What you need to do ▸ Transcribe each line of the material as it is, and drop any picture.
━━━━━ Record list ━━━━━
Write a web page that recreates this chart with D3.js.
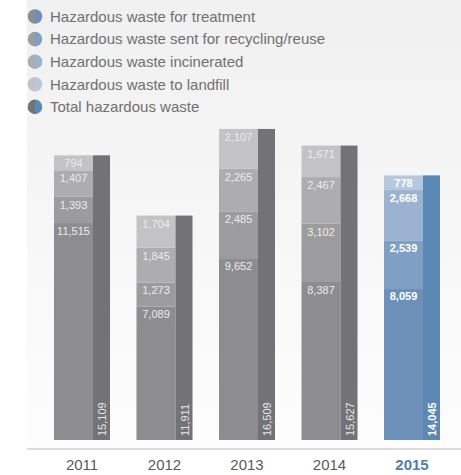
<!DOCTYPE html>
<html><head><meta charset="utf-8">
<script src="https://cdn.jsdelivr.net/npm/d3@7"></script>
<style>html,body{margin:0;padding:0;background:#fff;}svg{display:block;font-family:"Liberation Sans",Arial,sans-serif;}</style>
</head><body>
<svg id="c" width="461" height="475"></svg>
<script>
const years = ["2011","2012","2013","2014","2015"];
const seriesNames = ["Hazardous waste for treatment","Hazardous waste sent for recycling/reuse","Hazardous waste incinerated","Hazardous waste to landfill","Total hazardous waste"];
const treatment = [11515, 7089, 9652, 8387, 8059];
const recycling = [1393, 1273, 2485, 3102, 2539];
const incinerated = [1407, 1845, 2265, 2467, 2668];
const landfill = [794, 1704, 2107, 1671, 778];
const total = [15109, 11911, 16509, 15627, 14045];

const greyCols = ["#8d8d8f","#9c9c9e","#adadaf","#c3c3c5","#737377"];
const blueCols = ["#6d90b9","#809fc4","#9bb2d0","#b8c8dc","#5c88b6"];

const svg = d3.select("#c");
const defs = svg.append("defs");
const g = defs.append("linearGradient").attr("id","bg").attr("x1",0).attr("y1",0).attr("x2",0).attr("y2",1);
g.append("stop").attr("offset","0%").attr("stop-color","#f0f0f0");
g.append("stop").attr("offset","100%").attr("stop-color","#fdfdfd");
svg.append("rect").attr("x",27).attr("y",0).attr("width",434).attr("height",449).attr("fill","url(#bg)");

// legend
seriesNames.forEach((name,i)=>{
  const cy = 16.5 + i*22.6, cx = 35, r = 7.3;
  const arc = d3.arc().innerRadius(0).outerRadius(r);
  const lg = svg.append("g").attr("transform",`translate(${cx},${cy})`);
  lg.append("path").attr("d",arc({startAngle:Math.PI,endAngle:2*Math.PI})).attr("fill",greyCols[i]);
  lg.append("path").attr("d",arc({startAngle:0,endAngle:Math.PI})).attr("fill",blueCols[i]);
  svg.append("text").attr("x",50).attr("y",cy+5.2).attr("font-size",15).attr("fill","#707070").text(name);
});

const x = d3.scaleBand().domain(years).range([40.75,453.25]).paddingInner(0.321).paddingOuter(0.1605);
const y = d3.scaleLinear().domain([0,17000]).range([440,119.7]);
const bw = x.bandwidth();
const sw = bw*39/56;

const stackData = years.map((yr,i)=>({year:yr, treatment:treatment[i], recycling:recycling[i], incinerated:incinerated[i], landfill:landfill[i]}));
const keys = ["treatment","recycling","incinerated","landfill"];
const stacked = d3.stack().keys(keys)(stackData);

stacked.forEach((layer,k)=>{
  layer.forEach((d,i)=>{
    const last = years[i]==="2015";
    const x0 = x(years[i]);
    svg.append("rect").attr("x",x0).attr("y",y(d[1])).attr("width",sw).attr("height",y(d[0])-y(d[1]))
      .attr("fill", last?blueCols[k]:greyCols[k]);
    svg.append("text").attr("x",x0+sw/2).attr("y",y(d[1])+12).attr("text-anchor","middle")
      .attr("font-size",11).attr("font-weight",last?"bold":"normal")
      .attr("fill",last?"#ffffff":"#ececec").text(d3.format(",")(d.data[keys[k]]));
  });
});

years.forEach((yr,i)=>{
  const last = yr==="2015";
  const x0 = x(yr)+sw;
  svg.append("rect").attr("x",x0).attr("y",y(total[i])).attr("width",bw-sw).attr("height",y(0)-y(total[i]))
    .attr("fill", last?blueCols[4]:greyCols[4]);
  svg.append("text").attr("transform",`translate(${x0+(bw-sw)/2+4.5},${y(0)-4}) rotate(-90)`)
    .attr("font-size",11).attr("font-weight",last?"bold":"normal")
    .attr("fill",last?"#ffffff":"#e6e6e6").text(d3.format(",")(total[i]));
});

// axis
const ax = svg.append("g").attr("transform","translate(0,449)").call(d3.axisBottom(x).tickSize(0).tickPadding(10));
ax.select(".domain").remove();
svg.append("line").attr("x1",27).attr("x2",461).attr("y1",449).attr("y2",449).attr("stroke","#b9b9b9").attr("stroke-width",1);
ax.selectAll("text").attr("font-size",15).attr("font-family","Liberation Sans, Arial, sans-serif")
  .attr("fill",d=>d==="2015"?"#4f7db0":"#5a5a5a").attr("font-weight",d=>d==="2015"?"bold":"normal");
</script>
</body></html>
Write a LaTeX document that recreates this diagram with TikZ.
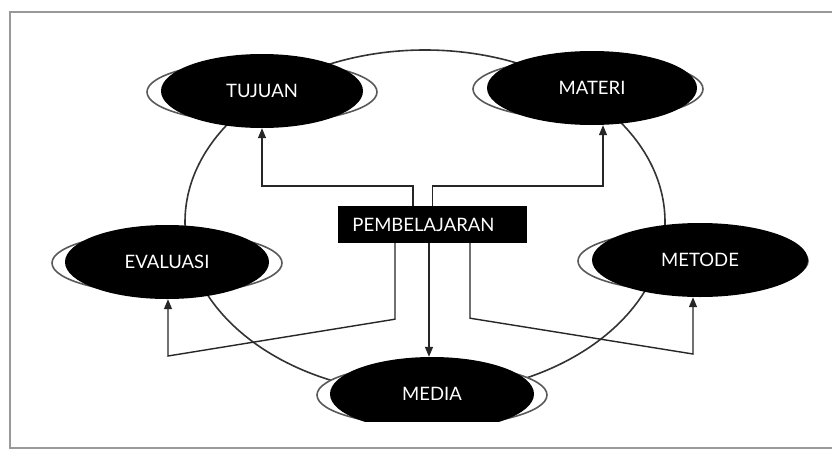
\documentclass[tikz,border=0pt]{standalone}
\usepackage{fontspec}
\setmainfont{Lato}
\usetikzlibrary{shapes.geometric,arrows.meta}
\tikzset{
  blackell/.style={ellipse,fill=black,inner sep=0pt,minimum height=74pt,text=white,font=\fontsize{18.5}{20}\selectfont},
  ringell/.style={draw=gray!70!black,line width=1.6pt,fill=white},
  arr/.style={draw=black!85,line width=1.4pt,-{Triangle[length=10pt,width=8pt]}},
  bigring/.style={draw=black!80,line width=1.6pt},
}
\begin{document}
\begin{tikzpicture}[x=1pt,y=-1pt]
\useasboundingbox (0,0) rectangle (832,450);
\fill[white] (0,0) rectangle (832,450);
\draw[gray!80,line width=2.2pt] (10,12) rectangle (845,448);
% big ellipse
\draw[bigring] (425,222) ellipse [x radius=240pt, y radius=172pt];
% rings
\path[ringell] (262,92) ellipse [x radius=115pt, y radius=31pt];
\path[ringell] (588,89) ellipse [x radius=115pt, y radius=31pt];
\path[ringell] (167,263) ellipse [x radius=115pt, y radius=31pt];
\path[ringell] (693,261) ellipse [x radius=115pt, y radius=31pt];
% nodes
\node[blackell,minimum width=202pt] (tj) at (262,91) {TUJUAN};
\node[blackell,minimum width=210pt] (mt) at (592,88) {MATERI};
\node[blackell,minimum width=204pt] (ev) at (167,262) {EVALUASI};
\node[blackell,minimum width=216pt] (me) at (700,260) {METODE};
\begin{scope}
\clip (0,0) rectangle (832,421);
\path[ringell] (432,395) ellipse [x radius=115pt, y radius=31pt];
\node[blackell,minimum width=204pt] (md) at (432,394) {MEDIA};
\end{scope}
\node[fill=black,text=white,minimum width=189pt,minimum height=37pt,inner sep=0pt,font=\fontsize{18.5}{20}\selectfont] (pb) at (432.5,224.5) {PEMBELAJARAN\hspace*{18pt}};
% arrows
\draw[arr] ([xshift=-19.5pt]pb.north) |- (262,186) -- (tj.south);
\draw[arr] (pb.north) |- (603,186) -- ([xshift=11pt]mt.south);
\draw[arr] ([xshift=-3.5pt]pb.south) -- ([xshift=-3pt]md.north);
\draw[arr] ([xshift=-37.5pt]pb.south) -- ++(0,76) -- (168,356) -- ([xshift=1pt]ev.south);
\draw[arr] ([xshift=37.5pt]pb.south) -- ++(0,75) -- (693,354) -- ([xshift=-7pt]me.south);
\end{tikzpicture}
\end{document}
━━━━━
Task solution ▸
Write a web page that recreates this chart with D3.js.
<!DOCTYPE html>
<html><head><meta charset="utf-8">
<script src="https://cdn.jsdelivr.net/npm/d3@7"></script>
<style>html,body{margin:0;padding:0;background:#fff;}svg{display:block;font-family:"Liberation Sans",Arial,sans-serif;}</style>
</head><body>
<svg id="c" width="461" height="475"></svg>
<script>
const years = ["2011","2012","2013","2014","2015"];
const seriesNames = ["Hazardous waste for treatment","Hazardous waste sent for recycling/reuse","Hazardous waste incinerated","Hazardous waste to landfill","Total hazardous waste"];
const treatment = [11515, 7089, 9652, 8387, 8059];
const recycling = [1393, 1273, 2485, 3102, 2539];
const incinerated = [1407, 1845, 2265, 2467, 2668];
const landfill = [794, 1704, 2107, 1671, 778];
const total = [15109, 11911, 16509, 15627, 14045];

const greyCols = ["#8d8d8f","#9c9c9e","#adadaf","#c3c3c5","#737377"];
const blueCols = ["#6d90b9","#809fc4","#9bb2d0","#b8c8dc","#5c88b6"];

const svg = d3.select("#c");
const defs = svg.append("defs");
const g = defs.append("linearGradient").attr("id","bg").attr("x1",0).attr("y1",0).attr("x2",0).attr("y2",1);
g.append("stop").attr("offset","0%").attr("stop-color","#f0f0f0");
g.append("stop").attr("offset","100%").attr("stop-color","#fdfdfd");
svg.append("rect").attr("x",27).attr("y",0).attr("width",434).attr("height",449).attr("fill","url(#bg)");

// legend
seriesNames.forEach((name,i)=>{
  const cy = 16.5 + i*22.6, cx = 35, r = 7.3;
  const arc = d3.arc().innerRadius(0).outerRadius(r);
  const lg = svg.append("g").attr("transform",`translate(${cx},${cy})`);
  lg.append("path").attr("d",arc({startAngle:Math.PI,endAngle:2*Math.PI})).attr("fill",greyCols[i]);
  lg.append("path").attr("d",arc({startAngle:0,endAngle:Math.PI})).attr("fill",blueCols[i]);
  svg.append("text").attr("x",50).attr("y",cy+5.2).attr("font-size",15).attr("fill","#707070").text(name);
});

const x = d3.scaleBand().domain(years).range([40.75,453.25]).paddingInner(0.321).paddingOuter(0.1605);
const y = d3.scaleLinear().domain([0,17000]).range([440,119.7]);
const bw = x.bandwidth();
const sw = bw*39/56;

const stackData = years.map((yr,i)=>({year:yr, treatment:treatment[i], recycling:recycling[i], incinerated:incinerated[i], landfill:landfill[i]}));
const keys = ["treatment","recycling","incinerated","landfill"];
const stacked = d3.stack().keys(keys)(stackData);

stacked.forEach((layer,k)=>{
  layer.forEach((d,i)=>{
    const last = years[i]==="2015";
    const x0 = x(years[i]);
    svg.append("rect").attr("x",x0).attr("y",y(d[1])).attr("width",sw).attr("height",y(d[0])-y(d[1]))
      .attr("fill", last?blueCols[k]:greyCols[k]);
    svg.append("text").attr("x",x0+sw/2).attr("y",y(d[1])+12).attr("text-anchor","middle")
      .attr("font-size",11).attr("font-weight",last?"bold":"normal")
      .attr("fill",last?"#ffffff":"#ececec").text(d3.format(",")(d.data[keys[k]]));
  });
});

years.forEach((yr,i)=>{
  const last = yr==="2015";
  const x0 = x(yr)+sw;
  svg.append("rect").attr("x",x0).attr("y",y(total[i])).attr("width",bw-sw).attr("height",y(0)-y(total[i]))
    .attr("fill", last?blueCols[4]:greyCols[4]);
  svg.append("text").attr("transform",`translate(${x0+(bw-sw)/2+4.5},${y(0)-4}) rotate(-90)`)
    .attr("font-size",11).attr("font-weight",last?"bold":"normal")
    .attr("fill",last?"#ffffff":"#e6e6e6").text(d3.format(",")(total[i]));
});

// axis
const ax = svg.append("g").attr("transform","translate(0,449)").call(d3.axisBottom(x).tickSize(0).tickPadding(10));
ax.select(".domain").remove();
svg.append("line").attr("x1",27).attr("x2",461).attr("y1",449).attr("y2",449).attr("stroke","#b9b9b9").attr("stroke-width",1);
ax.selectAll("text").attr("font-size",15).attr("font-family","Liberation Sans, Arial, sans-serif")
  .attr("fill",d=>d==="2015"?"#4f7db0":"#5a5a5a").attr("font-weight",d=>d==="2015"?"bold":"normal");
</script>
</body></html>
Write a LaTeX document that recreates this diagram with TikZ.
\documentclass[tikz,border=0pt]{standalone}
\usepackage{fontspec}
\setmainfont{Lato}
\usetikzlibrary{shapes.geometric,arrows.meta}
\tikzset{
  blackell/.style={ellipse,fill=black,inner sep=0pt,minimum height=74pt,text=white,font=\fontsize{18.5}{20}\selectfont},
  ringell/.style={draw=gray!70!black,line width=1.6pt,fill=white},
  arr/.style={draw=black!85,line width=1.4pt,-{Triangle[length=10pt,width=8pt]}},
  bigring/.style={draw=black!80,line width=1.6pt},
}
\begin{document}
\begin{tikzpicture}[x=1pt,y=-1pt]
\useasboundingbox (0,0) rectangle (832,450);
\fill[white] (0,0) rectangle (832,450);
\draw[gray!80,line width=2.2pt] (10,12) rectangle (845,448);
% big ellipse
\draw[bigring] (425,222) ellipse [x radius=240pt, y radius=172pt];
% rings
\path[ringell] (262,92) ellipse [x radius=115pt, y radius=31pt];
\path[ringell] (588,89) ellipse [x radius=115pt, y radius=31pt];
\path[ringell] (167,263) ellipse [x radius=115pt, y radius=31pt];
\path[ringell] (693,261) ellipse [x radius=115pt, y radius=31pt];
% nodes
\node[blackell,minimum width=202pt] (tj) at (262,91) {TUJUAN};
\node[blackell,minimum width=210pt] (mt) at (592,88) {MATERI};
\node[blackell,minimum width=204pt] (ev) at (167,262) {EVALUASI};
\node[blackell,minimum width=216pt] (me) at (700,260) {METODE};
\begin{scope}
\clip (0,0) rectangle (832,421);
\path[ringell] (432,395) ellipse [x radius=115pt, y radius=31pt];
\node[blackell,minimum width=204pt] (md) at (432,394) {MEDIA};
\end{scope}
\node[fill=black,text=white,minimum width=189pt,minimum height=37pt,inner sep=0pt,font=\fontsize{18.5}{20}\selectfont] (pb) at (432.5,224.5) {PEMBELAJARAN\hspace*{18pt}};
% arrows
\draw[arr] ([xshift=-19.5pt]pb.north) |- (262,186) -- (tj.south);
\draw[arr] (pb.north) |- (603,186) -- ([xshift=11pt]mt.south);
\draw[arr] ([xshift=-3.5pt]pb.south) -- ([xshift=-3pt]md.north);
\draw[arr] ([xshift=-37.5pt]pb.south) -- ++(0,76) -- (168,356) -- ([xshift=1pt]ev.south);
\draw[arr] ([xshift=37.5pt]pb.south) -- ++(0,75) -- (693,354) -- ([xshift=-7pt]me.south);
\end{tikzpicture}
\end{document}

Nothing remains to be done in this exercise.